Given that the first word of Chilean novelist Carlos Labbé's fascinating novel “Loquela” is “Carlos,” the reader of contemporary Anglophone fiction might be forgiven for imagining that she is about to embark on yet another journey to the land of lightly fictionalized stand-ins for the author, in which a good deal of the payoff comes not from the development of plot or setting but from how adroitly the author slips in and out of a fictional doppelganger’s skin. This kind of writing typically borrows with such gusto from the toolbox of the memoir, travelogue and diary that it’s often hard to tell (see Rachel Cusk’s recent “Outline” or Teju Cole’s “Open City”) that we’re in the space of fiction at all.

And here is where “Loquela” distinguishes itself excitingly. This is because instead of using self-reference to move away from fiction, Labbé is set on plunging, clanging alarm clock in hand, straight down the fictional rabbit hole to see what fabulous creatures might be woken. Indeed, his use of his own first name is just the first stop on a trip into a light- and dark-matter prism, a world made up of distinct but overlapping layers of narrative reality — where the dead speak to the living and the living dream of imaginary worlds — that make straightforward plot summary difficult.


“Loquela” then has far more to do in terms of approach with the work of Julio Cortázar or Labbé's fellow Chilean, Roberto Bolaño, or a film like “Synecdoche, New York,” than it does with the prose fiction of W.G. Sebald, whose beautiful, elegiac books have proved so inspiring to so many writers in the U.S. and in England.

Certainly it is true that the Carlos mentioned in the first line is — like Carlos Labbé was when “Loquela” was first published in the original Spanish in 2009 — a young writer, one who is working on a novel, but Labbé is more likely to wink than sigh, and the novel Carlos is writing is likely the book we are holding in our hands and, moreover, its characters seem to know it. Like us, they are confronted straight from the start by existential and metafictional quandaries, as in this exchange between Carlos and his girlfriend, Eliza, whose complex relationship arguably sits at “Loquela’s” heart. “I need to take a step back from the plot so I can figure out who the characters are, he said; you’ll finally find out whether they’re flesh and bone or paper, she murmured.” Further increasing the sense of mise en abyme that is everywhere present, some of “Loquela’s” characters frequent the everyday world of modern, urban Chile and a fantastical city called Neutria, which grows from a children’s game over the course of the novel into arguably the most “real” place we have access to. Neutria, like “Loquela” itself, is built out of cunning and desire, and if it ultimately begins to vanish before our eyes this feels like a comment on mortality and on the nature of fiction itself.

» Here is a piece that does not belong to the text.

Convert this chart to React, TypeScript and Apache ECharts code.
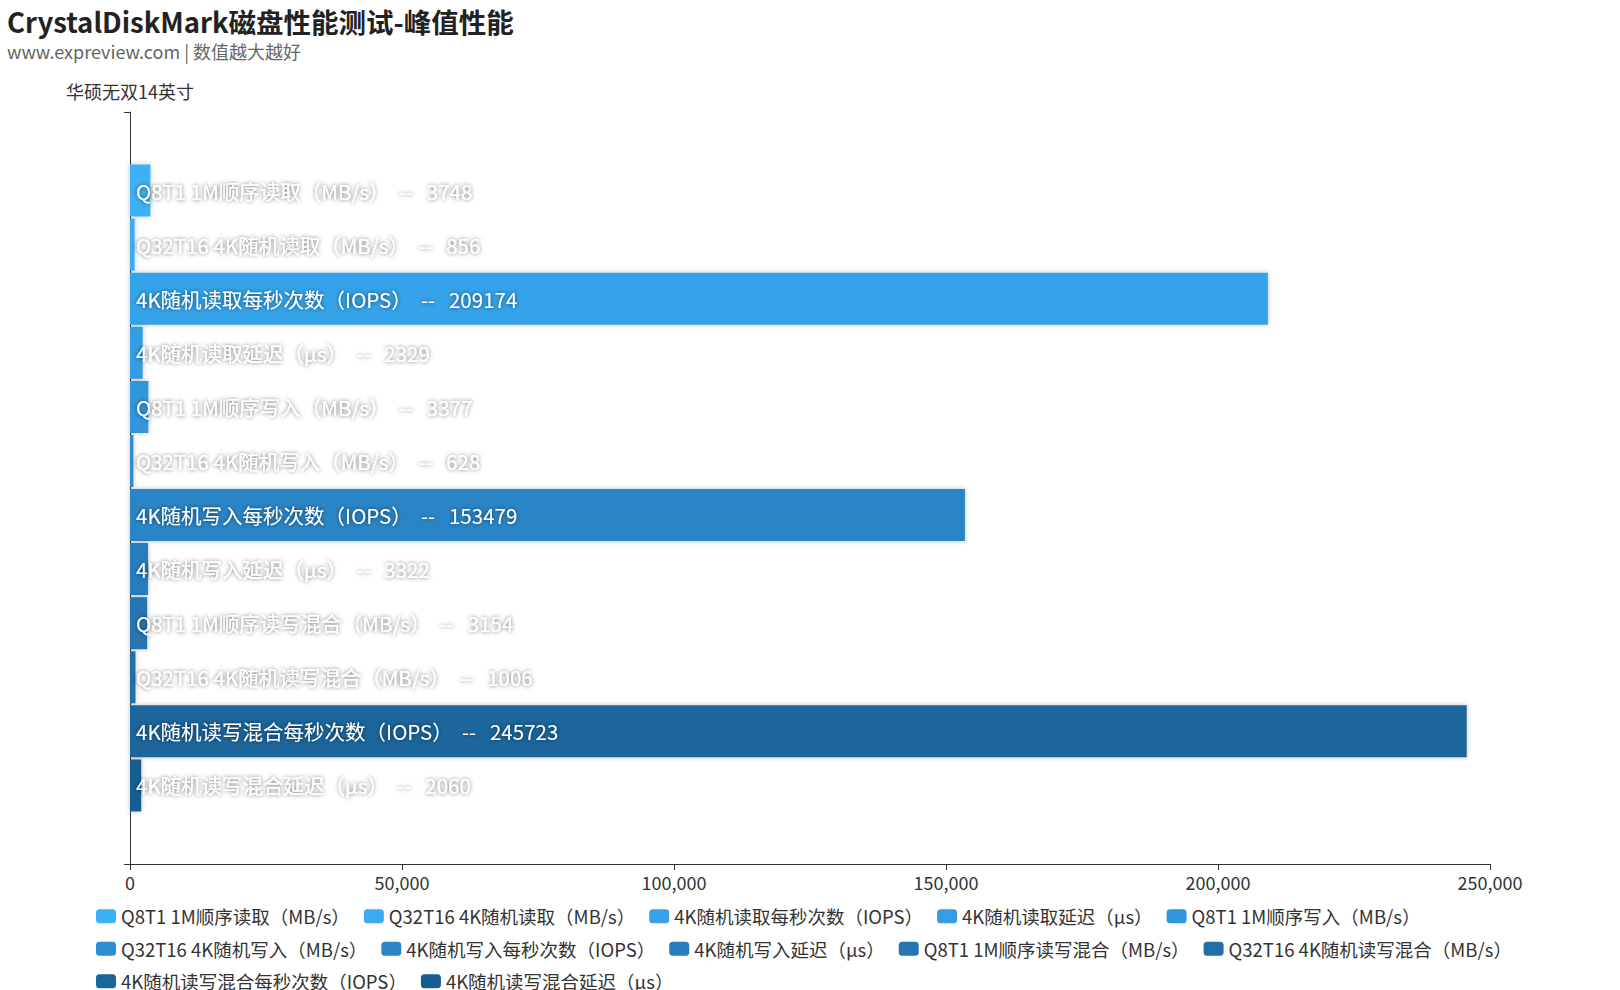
import React, { useEffect, useRef } from 'react';
import * as echarts from 'echarts';

// one category on the y axis, one series per test item
const categories = ['华硕无双14英寸'];

const seriesNames = [
    'Q8T1 1M顺序读取（MB/s）',
    'Q32T16 4K随机读取（MB/s）',
    '4K随机读取每秒次数（IOPS）',
    '4K随机读取延迟（μs）',
    'Q8T1 1M顺序写入（MB/s）',
    'Q32T16 4K随机写入（MB/s）',
    '4K随机写入每秒次数（IOPS）',
    '4K随机写入延迟（μs）',
    'Q8T1 1M顺序读写混合（MB/s）',
    'Q32T16 4K随机读写混合（MB/s）',
    '4K随机读写混合每秒次数（IOPS）',
    '4K随机读写混合延迟（μs）',
];

const seriesValues = [3748, 856, 209174, 2329, 3377, 628, 153479, 3322, 3154, 1006, 245723, 2060];

const colors = [
    '#3db1f6', '#3aabf0', '#36a3e9', '#349de3', '#3296dc', '#2e8dd2',
    '#2b85c7', '#287dbd', '#2575b2', '#226ea8', '#1a669c', '#175d91',
];

const FONT = '"Noto Sans CJK SC", "Noto Sans", sans-serif';

export default function App() {
    const chartRef = useRef<HTMLDivElement>(null);

    useEffect(() => {
        const myChart = echarts.init(chartRef.current, null, { renderer: 'svg' });

        myChart.setOption({
            animation: false,
            color: colors,
            textStyle: { fontFamily: FONT },
            title: {
                text: 'CrystalDiskMark磁盘性能测试-峰值性能',
                subtext: 'www.expreview.com | 数值越大越好',
                left: 2,
                top: 2,
                itemGap: 8,
                textStyle: { fontSize: 27.5, fontWeight: 'bold', color: '#222', fontFamily: FONT },
                subtextStyle: { fontSize: 18, color: '#666', fontFamily: FONT },
            },
            legend: {
                left: 91,
                right: 20,
                top: 902,
                itemWidth: 20,
                itemHeight: 14,
                itemGap: 14,
                icon: 'roundRect',
                textStyle: { fontSize: 18.5, color: '#333', padding: [0, 11, 0, 0], fontFamily: FONT },
            },
            grid: { left: 130, right: 130, top: 112, bottom: 126, containLabel: false },
            xAxis: {
                type: 'value',
                min: 0,
                max: 250000,
                interval: 50000,
                splitLine: { show: false },
                axisLine: { show: true, lineStyle: { color: '#333' } },
                axisTick: { show: true, length: 6, lineStyle: { color: '#333' } },
                axisLabel: { fontSize: 18, color: '#333', margin: 9 },
            },
            yAxis: {
                type: 'category',
                data: categories,
                name: categories[0],
                nameGap: 12,
                nameTextStyle: { fontSize: 18, color: '#333' },
                axisLine: { lineStyle: { color: '#333' } },
                axisTick: { show: true, length: 6 },
                axisLabel: { show: false },
            },
            series: seriesNames.map((name, i) => ({
                name,
                type: 'bar',
                barWidth: 52,
                barGap: '4%',
                data: [seriesValues[i]],
                itemStyle: { shadowBlur: 5, shadowColor: 'rgba(0,0,0,0.25)' },
                label: {
                    show: true,
                    position: 'insideLeft',
                    distance: 6,
                    formatter: '{a}  --   {c}',
                    fontSize: 20.5,
                    color: '#fff',
                    textShadowColor: 'rgba(0,0,0,0.6)',
                    textShadowBlur: 4,
                },
            })),
        });

        return () => {
            myChart.dispose();
        };
    }, []);

    return <div ref={chartRef} style={{ position: 'absolute', left: 0, top: 0, width: '1620px', height: '990px' }} />;
}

That Carlos is writing a detective story — one we catch glimpses of throughout — adds additional fuel to the engine of genre that playfully powers the book. There is death and seeking and significant doses of existential angst set to spin in these pages. So that much like Cortázar’s great “Hopscotch,” or Bolaño’s “The Savage Detectives,” or a recent work like “The Story of My Teeth” by Valeria Luiselli, what we encounter in “Loquela” is a skillful unmaking — complete with diary excerpts, missives from beyond the grave and an invented barn-burning manifesto on a literary movement, “Corporalism,” which seeks to breathe life into the “corpse” of literature — that manages to offer new ways of thinking about what the novel can do.

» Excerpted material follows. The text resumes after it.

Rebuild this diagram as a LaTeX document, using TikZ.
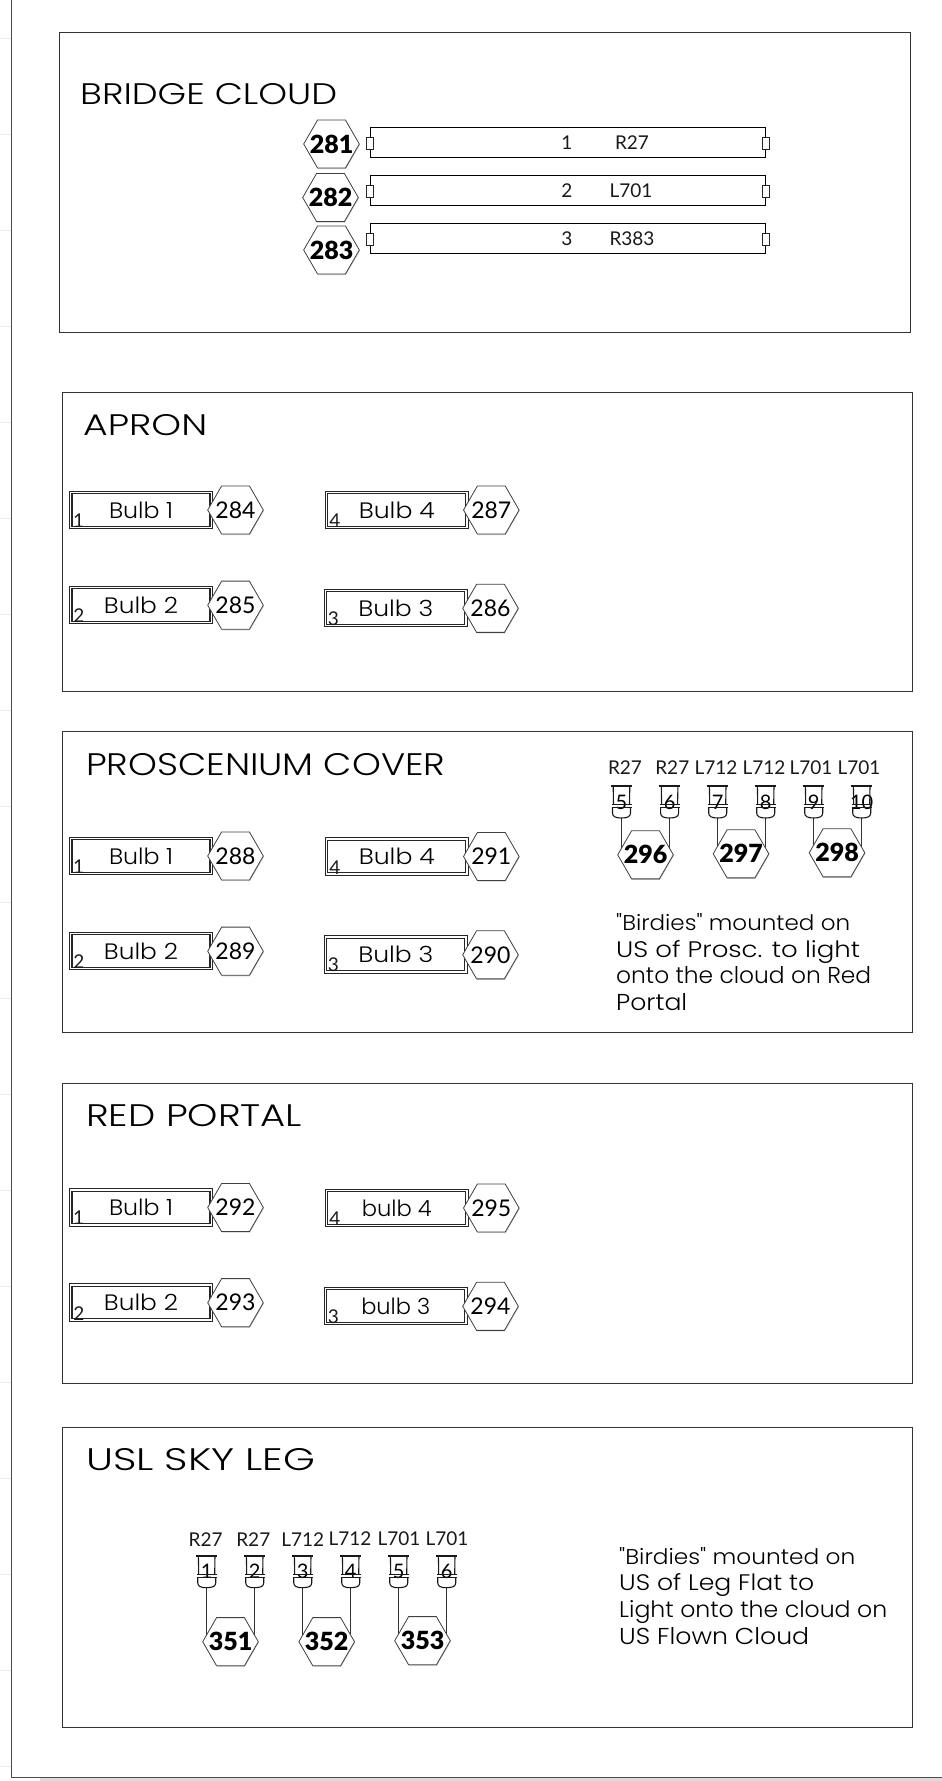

This is not to say “Loquela” eschews more traditional literary pleasures. The book is full of active, interesting observation, which has been brought over from the Spanish into English with brio and precision by translator Will Vanderhyden:

“I danced with S almost all night, we had a good time together, thrilled by the stupid movements extremities make when there is something driving them: music that takes hold of the hips and arms and chest, as if a different type of pounding blood animated us and the autonomy of the organism were lost when confronted with this pulse that comes from outside, that connects and disconnects us…”

Labbé's characters too are engaging, none more so than a mysterious letter writer, Violetta, whose philosophy-rich chapters are among the book’s most appealing. If Carlos comes off as a kind of cliché of the earnest relentlessly allusive author, “He Who Is Writing the Novel,” this is by design and Labbé has great fun with him, as does the reader.

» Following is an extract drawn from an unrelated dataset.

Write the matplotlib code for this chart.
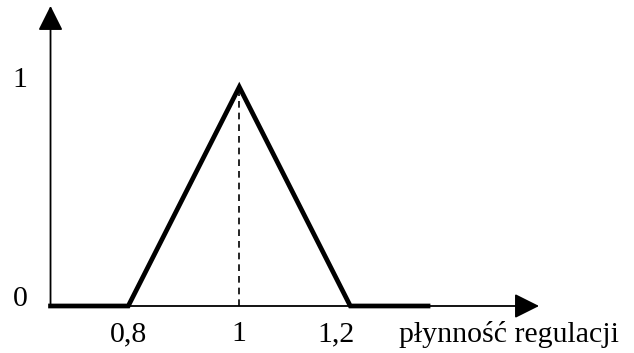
import matplotlib.pyplot as plt

# membership function of "płynność regulacji"
mf_x = [0.66, 0.8, 1.0, 1.2, 1.34]
mf_y = [0, 0, 1, 0, 0]
peak_x = 1.0
x_ticks = [0.8, 1.0, 1.2]
x_tick_labels = ['0,8', '1', '1,2']
y_ticks = [0, 1]
y_tick_labels = ['0', '1']
x_label = 'płynność regulacji'

plt.rcParams['font.family'] = ['Liberation Serif', 'DejaVu Serif']

fig = plt.figure(figsize=(6.34, 3.53), dpi=100)
ax = fig.add_axes([0, 0, 1, 1])
ax.set_xlim(0.569, 1.711)
ax.set_ylim(-0.2146, 1.397)
ax.axis('off')

x0 = mf_x[0]
# axes with arrow heads
ax.annotate('', xy=(1.54, 0), xytext=(x0, 0),
            arrowprops=dict(arrowstyle='-|>', color='k', lw=1.3,
                            mutation_scale=38, shrinkA=0, shrinkB=0))
ax.annotate('', xy=(x0, 1.37), xytext=(x0, 0),
            arrowprops=dict(arrowstyle='-|>', color='k', lw=1.3,
                            mutation_scale=38, shrinkA=0, shrinkB=0))

ax.plot(mf_x, mf_y, color='k', lw=3.4, solid_joinstyle='miter')
ax.plot([peak_x, peak_x], [0, 1], color='k', lw=1.2, ls=(0, (4, 3)))

for xt, lab in zip(x_ticks, x_tick_labels):
    ax.text(xt - (0.025 if lab == '1,2' else 0), -0.13, lab,
            ha='center', va='center', fontsize=21.5)
for yt, lab in zip(y_ticks, y_tick_labels):
    ax.text(0.605, yt + 0.03, lab, ha='center', va='center', fontsize=21.5)
ax.text(1.4865, -0.13, x_label, ha='center', va='center', fontsize=21.5)

fig.savefig('out.png', dpi=100, facecolor='white')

In one of two epigraphs to the book, Labbé cites Roland Barthes, who defines “Loquela as a word that designates the flux of language through which the subject tirelessly rehashes the effects of a wound or the consequence of an action: an emphatic form of the lover’s discourse.” That the words of a brilliant, shape-shifting Frenchman, who wrote books called “The Empire of Signs” and “The Pleasure of the Text,” should serve as the gateway into Labbé's “Loquela” is apt: strange signs and curious pleasure are everywhere in this novel.


By Carlos Labbé

Translated from the Spanish by Will Vanderhyden

Open Letter
200 pp., $13.95 paper

Hunt is the author, most recently, of the novel “Neverhome.”